The Court of Appeal has turned down a rare case in which heard an application by a mother for the revocation of adoption orders for her three children.
In C (Revocation of Placement Orders)  EWCA Civ 1598 Lord Justice Baker said: “This is a very unusual event – so unusual, in fact, that neither counsel nor I have been able to discover any previous reported case in which a substantive revocation application has been considered by the court.”
The case concerned children SC, LC and TC, aged seven, four and two respectively.
For several years the unnamed local authority’s children's services department was involved with the family because of concerns about domestic abuse, substance misuse and poor home conditions.
In April 2018 it started proceedings under s.31 of the Children Act 1989 and in November that year Recorder Davies concluded that the threshold criteria were satisfied including that the children had been exposed to physical assaults and numerous verbal altercations between parents and family members, and both parents had a history of domestic violence as victims and perpetrators.
The recorder made care and placement orders and the children went to a short-term foster placement pending adoption.
Soon after the mother began a new relationship with JA who had three children of his own who spent some their time with the new couple. She and JA then had a baby together.
Baker LJ said: “All parties to the present proceedings agree, and the judge found, that thereafter [the mother] underwent a remarkable transformation in her life.
“Although there were some reports of difficulties between the couple, the relationship has prospered and the mother's lifestyle has settled down.”
Meanwhile adopters were found for the three children and the local authority started to investigate whether proceedings should be started in respect of the baby.
Its pre-birth assessment though reported positive changes in the mother's life, and concluded the baby should remain in her care.

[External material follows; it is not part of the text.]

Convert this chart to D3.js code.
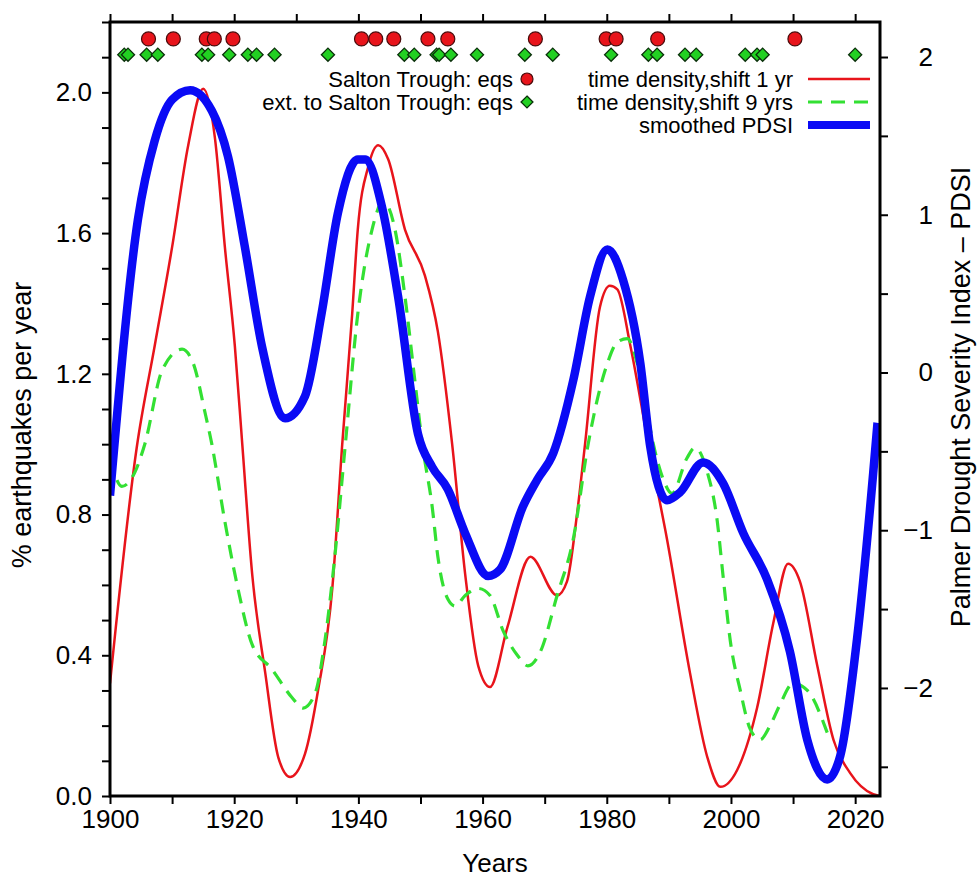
<!DOCTYPE html>
<html>
<head>
<meta charset="utf-8">
<script src="https://cdn.jsdelivr.net/npm/d3@7"></script>
<style>
  body { margin: 0; background: #fff; }
  text { font-family: "Liberation Sans", Arial, Helvetica, sans-serif; fill: #000; }
</style>
</head>
<body>
<div class="chart"></div>
<script>
var svgWidth = 979;
var svgHeight = 879;

var margin = { top: 22, right: 99, bottom: 83, left: 110 };
var width = 880 - margin.left;
var height = 796 - margin.top;

// earthquake dates (top rows of markers)
var saltonEqYears = [1906.2, 1910.2, 1915.5, 1916.8, 1919.8, 1940.5, 1942.8, 1945.7, 1951.2, 1954.4,
    1968.5, 1979.9, 1981.5, 1988.2, 2010.3];
var extEqYears = [1902.3, 1902.9, 1905.9, 1907.7, 1914.8, 1915.8, 1919.2, 1922.2, 1923.6, 1926.5,
    1935.1, 1947.4, 1949.0, 1952.6, 1953.0, 1954.9, 1959.1, 1966.8, 1971.3, 1980.7, 1986.7, 1988.1,
    1992.6, 1994.4, 2002.3, 2004.2, 2005.1, 2020.0];

// time density, shift 1 yr (red)
var shift1Years = [1900, 1904.3, 1907.2, 1910.0, 1912.6, 1915.0, 1916.9, 1918.5, 1920.1, 1921.3, 1922.9,
    1925.0, 1927.1, 1929.0, 1931.4, 1933.5, 1935.8, 1937.4, 1939.0, 1939.9, 1941.6, 1943.2, 1944.8,
    1947.5, 1950.7, 1952.8, 1955.1, 1957.2, 1959.3, 1961.2, 1964.0, 1967.7, 1972.0, 1973.6, 1975.2,
    1976.5, 1978.9, 1980.5, 1981.7, 1983.8, 1986.7, 1989.7, 1993.4, 1996.2, 1998.3, 2001.0, 2004.2,
    2006.8, 2009.2, 2011.1, 2013.9, 2016.5, 2019.2, 2022.9, 2024];
var shift1Values = [0.32, 0.99, 1.28, 1.56, 1.85, 2.01, 1.87, 1.56, 1.28, 1.00, 0.63,
    0.35, 0.11, 0.054, 0.12, 0.30, 0.59, 1.00, 1.37, 1.61, 1.79, 1.85, 1.81,
    1.61, 1.48, 1.32, 1.00, 0.63, 0.37, 0.31, 0.48, 0.68, 0.57, 0.61, 0.80,
    1.00, 1.39, 1.45, 1.44, 1.28, 1.00, 0.73, 0.35, 0.11, 0.026, 0.074, 0.25,
    0.49, 0.66, 0.61, 0.37, 0.16, 0.065, 0.005, 0.0];

// time density, shift 9 yrs (green dashed)
var shift9Years = [1900, 1901.9, 1904.0, 1905.6, 1908.4, 1911.6, 1913.4, 1915.3, 1916.4, 1918.5, 1920.6,
    1922.9, 1926.1, 1929.3, 1931.1, 1933.0, 1934.6, 1936.2, 1937.9, 1939.9, 1942.2, 1944.0, 1945.9,
    1947.5, 1949.1, 1950.3, 1951.9, 1952.8, 1954.4, 1955.6, 1957.2, 1959.3, 1961.2, 1963.3, 1965.6,
    1967.3, 1969.3, 1972.0, 1974.6, 1977.0, 1980.1, 1981.7, 1983.3, 1984.9, 1986.5, 1987.5, 1989.1,
    1990.5, 1992.9, 1994.2, 1996.2, 1997.8, 1998.7, 1999.9, 2001.5, 2003.1, 2004.7, 2006.3, 2007.9,
    2010.0, 2012.3, 2015.5];
var shift9Values = [0.96, 0.88, 0.92, 1.00, 1.21, 1.27, 1.23, 1.09, 1.00, 0.78, 0.59,
    0.43, 0.36, 0.28, 0.25, 0.29, 0.44, 0.68, 1.00, 1.37, 1.61, 1.69, 1.61,
    1.42, 1.18, 1.00, 0.82, 0.68, 0.56, 0.54, 0.57, 0.59, 0.57, 0.47, 0.40,
    0.37, 0.41, 0.57, 0.73, 1.00, 1.23, 1.29, 1.30, 1.23, 1.09, 1.00, 0.90,
    0.86, 0.96, 0.99, 0.92, 0.78, 0.63, 0.44, 0.30, 0.19, 0.16, 0.20, 0.26,
    0.32, 0.30, 0.18];

// smoothed PDSI (blue, right axis)
var pdsiYears = [1900, 1904.5, 1907.2, 1910.0, 1912.9, 1916.4, 1919.0, 1921.7, 1924.5, 1928.2, 1931.4,
    1934.1, 1936.7, 1939.9, 1941.1, 1943.8, 1946.4, 1949.6, 1951.9, 1954.4, 1957.2, 1960.9, 1962.8,
    1966.5, 1968.8, 1971.4, 1974.6, 1977.3, 1980.1, 1982.6, 1985.4, 1987.0, 1989.7, 1991.8, 1995.5,
    1998.7, 2002.0, 2005.8, 2009.5, 2012.3, 2015.5, 2017.6, 2020.3, 2022.9, 2023.6];
var pdsiValues = [-0.78, 0.97, 1.47, 1.73, 1.79, 1.66, 1.37, 0.80, 0.16, -0.29, -0.15,
    0.38, 1.01, 1.35, 1.35, 1.05, 0.48, -0.39, -0.60, -0.74, -1.02, -1.29, -1.25,
    -0.85, -0.68, -0.51, -0.05, 0.48, 0.78, 0.59, 0.06, -0.47, -0.81, -0.76, -0.57,
    -0.70, -1.02, -1.31, -1.77, -2.33, -2.58, -2.43, -1.69, -0.64, -0.32];

var xTicks = [1900, 1920, 1940, 1960, 1980, 2000, 2020];
var yLeftTicks = [0.0, 0.4, 0.8, 1.2, 1.6, 2.0];
var yRightTicks = [-2, -1, 0, 1, 2];

var eqRowValue = 2.152;   // height of marker rows, left axis units
var extRowValue = 2.107;

var svg = d3
    .select(".chart")
    .append("svg")
    .attr("width", svgWidth)
    .attr("height", svgHeight);

var chartGroup = svg.append("g")
    .attr("transform", `translate(${margin.left}, ${margin.top})`);

var xScale = d3.scaleLinear().domain([1900, 2024]).range([0, width]);
var yLeft = d3.scaleLinear().domain([0, 2.2]).range([height, 0]);
var yRight = d3.scaleLinear().domain([-2.685, 2.222]).range([height, 0]);

chartGroup.append("clipPath").attr("id", "clip")
    .append("rect").attr("width", width).attr("height", height);

// axes
function styleAxis(g) {
    g.select(".domain").remove();
    g.selectAll(".tick line").attr("stroke", "#000").attr("stroke-width", 2);
    g.selectAll(".tick text").style("font-size", "26px");
}

var bottomAxis = d3.axisBottom(xScale).tickValues(d3.range(1900, 2021, 10))
    .tickSize(8).tickPadding(6)
    .tickFormat(d => xTicks.indexOf(d) >= 0 ? d : "");
chartGroup.append("g")
    .attr("transform", `translate(0,${height})`)
    .call(bottomAxis).call(styleAxis);

var topAxis = d3.axisTop(xScale).tickValues(d3.range(1900, 2021, 10))
    .tickSize(8).tickFormat("");
chartGroup.append("g").call(topAxis).call(styleAxis);

var leftAxis = d3.axisLeft(yLeft).tickValues(d3.range(0, 2.21, 0.1))
    .tickSize(8).tickPadding(10)
    .tickFormat(d => yLeftTicks.some(t => Math.abs(t - d) < 1e-6) ? d3.format(".1f")(d) : "");
chartGroup.append("g").call(leftAxis).call(styleAxis);

var rightAxis = d3.axisRight(yRight).tickValues(d3.range(-2.5, 2.01, 0.5))
    .tickSize(8).tickPadding(9)
    .tickFormat(d => yRightTicks.indexOf(d) >= 0 ? d3.format("d")(d).replace("-", "\u2212 ") : "");
chartGroup.append("g")
    .attr("transform", `translate(${width},0)`)
    .call(rightAxis).call(styleAxis)
    .selectAll(".tick text")
    .attr("text-anchor", "end")
    .attr("x", 53);

var curves = chartGroup.append("g").attr("clip-path", "url(#clip)");

var redLine = d3.line().x(d => xScale(d[0])).y(d => yLeft(d[1])).curve(d3.curveMonotoneX);
var blueLine = d3.line().x(d => xScale(d[0])).y(d => yRight(d[1])).curve(d3.curveMonotoneX);

curves.append("path")
    .datum(d3.zip(shift1Years, shift1Values))
    .attr("d", redLine)
    .attr("fill", "none").attr("stroke", "#e8141b").attr("stroke-width", 2.5);

curves.append("path")
    .datum(d3.zip(shift9Years, shift9Values))
    .attr("d", redLine)
    .attr("fill", "none").attr("stroke", "#33e033").attr("stroke-width", 3.2)
    .attr("stroke-dasharray", "14,9");

curves.append("path")
    .datum(d3.zip(pdsiYears, pdsiValues))
    .attr("d", blueLine)
    .attr("fill", "none").attr("stroke", "#0a0af5").attr("stroke-width", 8.5)
    .attr("stroke-linejoin", "round");

// earthquake markers
var diamond = d3.symbol().type(d3.symbolDiamond2).size(110);
chartGroup.append("g").selectAll("path")
    .data(extEqYears)
    .enter()
    .append("path")
    .attr("d", diamond)
    .attr("transform", d => `translate(${xScale(d)},${yLeft(extRowValue)})`)
    .attr("fill", "#22d022").attr("stroke", "#0a300a").attr("stroke-width", 1.3);

chartGroup.append("g").selectAll("circle")
    .data(saltonEqYears)
    .enter()
    .append("circle")
    .attr("cx", d => xScale(d))
    .attr("cy", yLeft(eqRowValue))
    .attr("r", 7)
    .attr("fill", "#e8141b").attr("stroke", "#4a0a0a").attr("stroke-width", 1.2);

// frame
chartGroup.append("rect")
    .attr("width", width).attr("height", height)
    .attr("fill", "none").attr("stroke", "#000").attr("stroke-width", 3);

// legend
var legend = chartGroup.append("g").style("font-size", "22px");
var rows = [0, 23, 46].map(d => 57 + d);

legend.append("text").attr("x", 403).attr("y", rows[0] + 8).attr("text-anchor", "end").text("Salton Trough: eqs");
legend.append("circle").attr("cx", 417).attr("cy", rows[0]).attr("r", 6)
    .attr("fill", "#e8141b").attr("stroke", "#4a0a0a").attr("stroke-width", 1.2);
legend.append("text").attr("x", 403).attr("y", rows[1] + 8).attr("text-anchor", "end").text("ext. to Salton Trough: eqs");
legend.append("path").attr("d", d3.symbol().type(d3.symbolDiamond2).size(90))
    .attr("transform", `translate(417,${rows[1]})`)
    .attr("fill", "#22d022").attr("stroke", "#0a300a").attr("stroke-width", 1.3);

legend.append("text").attr("x", 683).attr("y", rows[0] + 8).attr("text-anchor", "end").text("time density,shift 1 yr");
legend.append("line").attr("x1", 698).attr("x2", 760).attr("y1", rows[0]).attr("y2", rows[0])
    .attr("stroke", "#e8141b").attr("stroke-width", 2.5);
legend.append("text").attr("x", 683).attr("y", rows[1] + 8).attr("text-anchor", "end").text("time density,shift 9 yrs");
legend.append("line").attr("x1", 698).attr("x2", 760).attr("y1", rows[1]).attr("y2", rows[1])
    .attr("stroke", "#33e033").attr("stroke-width", 3.2).attr("stroke-dasharray", "14,9");
legend.append("text").attr("x", 683).attr("y", rows[2] + 8).attr("text-anchor", "end").text("smoothed PDSI");
legend.append("line").attr("x1", 698).attr("x2", 760).attr("y1", rows[2]).attr("y2", rows[2])
    .attr("stroke", "#0a0af5").attr("stroke-width", 8);

// axis titles
svg.append("text")
    .attr("x", 495).attr("y", 872)
    .attr("text-anchor", "middle")
    .style("font-size", "26px")
    .text("Years");

svg.append("text")
    .attr("transform", "translate(31, 425) rotate(-90)")
    .attr("text-anchor", "middle")
    .style("font-size", "27px")
    .text("% earthquakes per year");

svg.append("text")
    .attr("transform", "translate(970, 397) rotate(-90)")
    .attr("text-anchor", "middle")
    .style("font-size", "27px")
    .text("Palmer Drought Severity Index \u2013 PDSI");
</script>
</body>
</html>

The mother applied to revoke the adoptions orders, supported by the children’s father.
An independent social worker’s report said despite improvements in the mother’s behaviour and lifestyle: “I am not convinced there is any realistic level of support which would guarantee the safety and security of the children moving to live with their mother, at this juncture.”
The social worker doubted the mother could cope with the needs of seven children, which would arise on occasion when JA’s three were present.
HHJ Sharpe dismissed the mother's application and she appealed, after which Baker LJ stayed the adoption process.
The mother said HHJ Sharpe had been wrong in his assessment of her capacity to meet the children’s needs, and lacked expert psychological assessment of the children.
It was submitted that the independent social worker and the judge had ignored or underestimated the fact that the mother and JA regularly cared for four children with the approval of the local authority.
Her counsel noted it would be unusual for a court to find a mother capable of caring for one of her children and three who are not hers, but incapable of providing care for three of her own children.
Baker LJ said: “It is important to consider the way in which the case was argued before the judge, in particular on behalf of the mother.
“There are a number of striking features in the mother's position…it is plain that the mother accepted that, at the date when the placement orders were made in November 2018, adoption had been the right and only option for the children.
“Secondly, it is equally plain that the mother continued to accept that, if the children could not be returned to her care, adoption would be the best option.”
He commented: “This is a highly unusual position for a parent in the mother's circumstances to take. Although it seems that in the course of her evidence the mother may have stated that she considered long-term fostering to be a better option than adoption, this is not how her case was put in closing submissions.”
Baker LJ said it was unsurprising that HHJ Sharpe’s focus had been on whether it was viable for the children to return to their mother and the independent social worker had provided him with “ample evidence addressing the strengths and reservations about the mother's current lifestyle, parenting ability and capacity to care for these three children”.
He found: “I am wholly unpersuaded that the judge's analysis of the risks of placement with the mother and JA was unsupported by the evidence.”
Baker LJ went on: “The judge's conclusion was stark – that the risks that would arise if the children were placed in the care of the mother and JA were on a scale that the outcome would be the ‘near certainty of placement breakdown’ leading to the ‘inevitable’ separation of the children, outcomes which the judge described as ‘potentially catastrophic’.”
Permission to appeal had been granted because Baker LJ was concerned by the lack of consideration of long-term fostering.
“But it is clear from the documents now filed with this court that the option was not advocated by any party, save perhaps in passing by the mother in evidence,” he said.
“In closing submissions, as above, the mother's counsel made it clear that in the event that the children could not be returned to her care, she supported adoption with all the advantages that she identified in terms of permanence.
“In those circumstances, I do not consider that the judge can be criticised for failing to consider in detail the option of long-term foster care.”
Baker LJ concluded: “I recognise that this outcome is a tragedy for the mother who has achieved such a remarkable transformation in her life, on a scale which I have rarely seen in many years' experience of the family justice system.
“The submissions put forward so eloquently on her behalf give me confidence that she will indeed give active support to the adoptive placement in the hope that it will succeed. I am confident that the local authority will consider carefully the offer of support she has made as recorded in counsel's closing submissions to the judge.”